Negotiating Service Contracts
Good and proactive OC managers obtain competitive quotes and pricing – and they ensure all service agreements are suitable and good value for the OC.
The proactively OC manager firstly tracks and knows when service contracts are getting close to renewal, then they get to work. This work might entail discussion with the Committee, reviewing the scope, and re-tendering key services such as lift servicing, car-stacker servicing, building management, concierge, and cleaning.
Legal Considerations and Challenges
Owners Corporation levies in Victoria are allocated based on the lot liability of each lot (which can sometimes be different from the lot entitlement). Lot liabilities (and lot entitlements) are determined by the land surveyor prior to the registration of the Plan of Subdivision with Land Victoria. The lot liability is often calculated or derived using predominately the size of the lot and potentially other influencing factors.
There can be times when lot liabilities have been fairly or appropriately set – or there arises an expense that disproportionately benefits one or more owners to a greater extent than others.
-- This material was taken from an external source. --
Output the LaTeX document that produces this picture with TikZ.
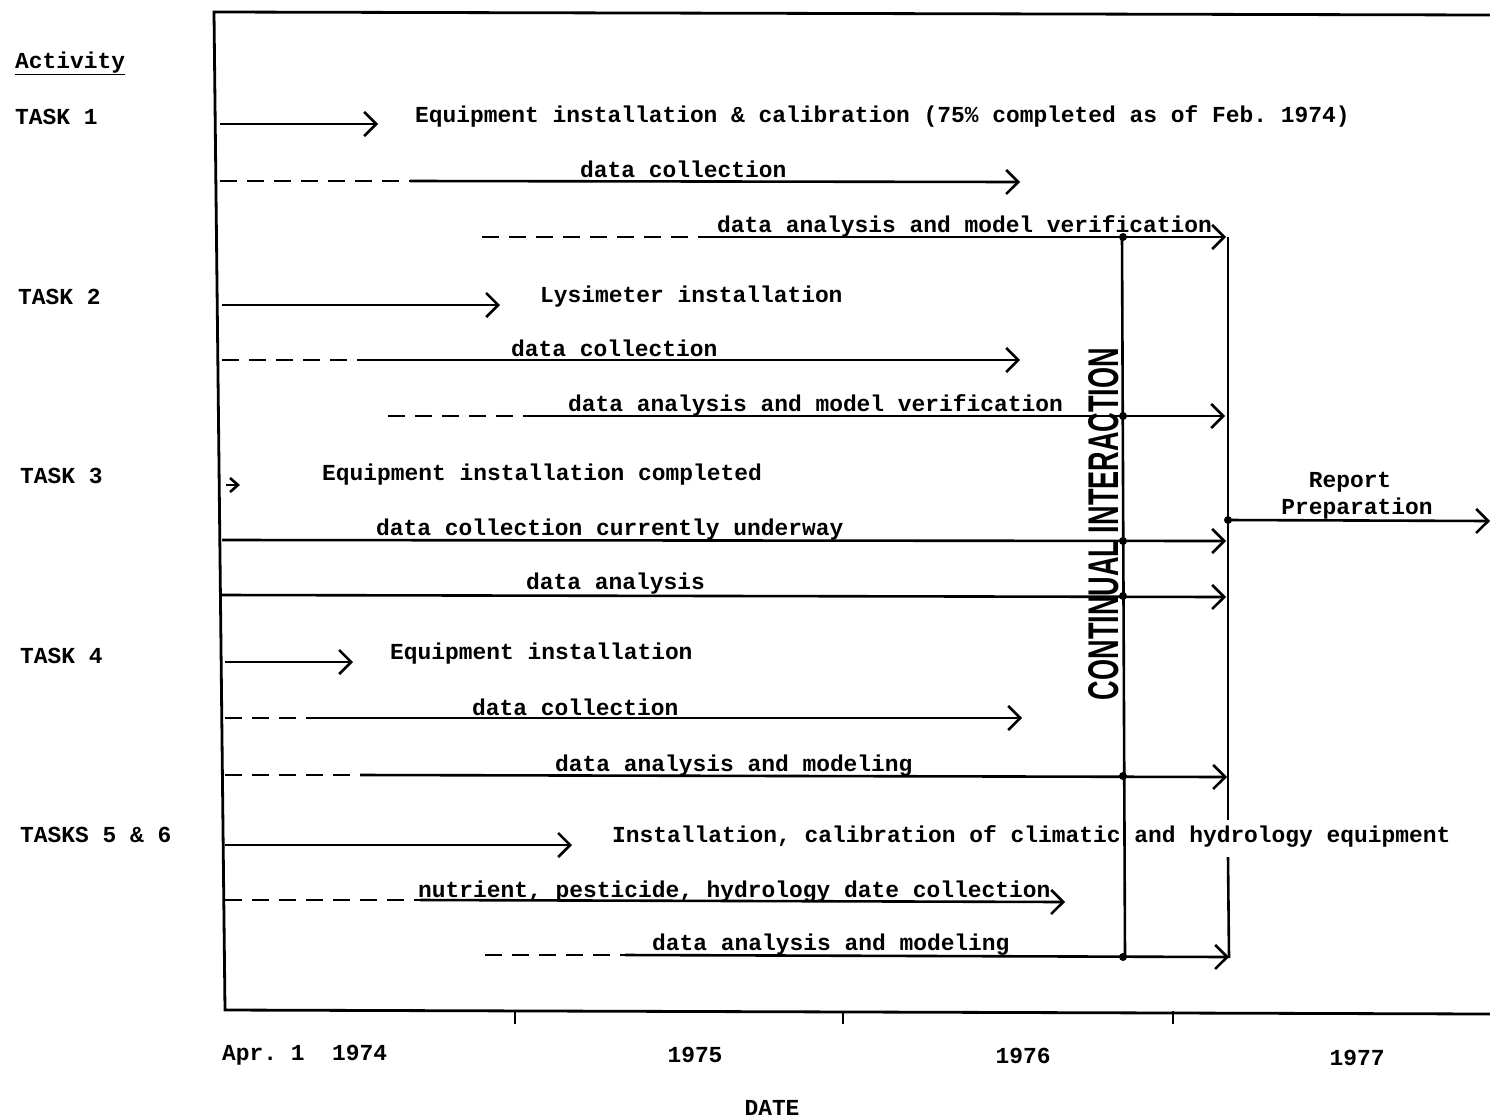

The Act has made allowances for such scenarios in Section 23 (3A & 3B). The Committee should discuss with their professional OC manager about whether or not to apply these sections of the Act to their owners corporation.
(3A) The owners corporation may levy an additional annual fee on a lot owner if—
(b) an annual fee set on the basis of the lot liability of the lot owner would not adequately take account of those additional costs.
(3B) Any additional annual fees under subsection (3A) must be levied on the basis that the lot owner of the lot that benefits more from the use of the lot pays more.
It is also important for Committees, OC’s, and especially ‘self-managed’ OCs to be aware that if OC levies not issued correctly and on the basis of lot liabilities then they have little chance of pursuing owners for payment.
Building a Reserve Fund
Owners corporations in Victoria can build a maintenance fund through a number of ways:
- Smaller and non-prescribed OCs can and often build a ‘financial safety net’ through surplus or budget allowances through and in their administrative fund;
- Ascertaining, nominating, and agreeing an amount that should be contributed by owners towards future maintenance; and
- Obtaining a formal maintenance plan/report from a quantity surveyor / building consultant then choosing to adopt it formally (if not a prescribed OC and obligated to do so) or using the plan/report as a guide.
The goal is with any maintenance / sinking / reserve fund is to twofold: 1. To ensure there’s no unexpected costs to owners 2. To ensure that every pays their fair contribution towards wear and tear over the years. We’ve covered OC maintenance funds in-depth in this article.
If owners and investors want to avoid body corporate fees or rather avoid high owners corporation levies, they should research before they buy. Through researching and understanding the building that they’re buying into they will minimise unknown costs later.
Prospective owners and investors should obtain then pour over all the OC documents that they can obtain – this including going through the financials and reading prior years AGM minutes. Look at the balance sheet and look at the funds held by the OC the consider the age of the building. Many years ago we had a lady call us a bit upset as she had bought into a building only to be hit with a special levy notice weeks later to contribute to replace the common hot water system.
Below is a video from Strata Consultants’ YouTube channel from a buyer’s advocate speaking about his favourite type of strata properties:
Ultimately the OC levies are determined by the building and in setting OC fees/levies there’s always a balancing act between maintaining affordability, reducing unnecessary expenses, optimising/prioritising use of funds, and maintaining long-term asset values.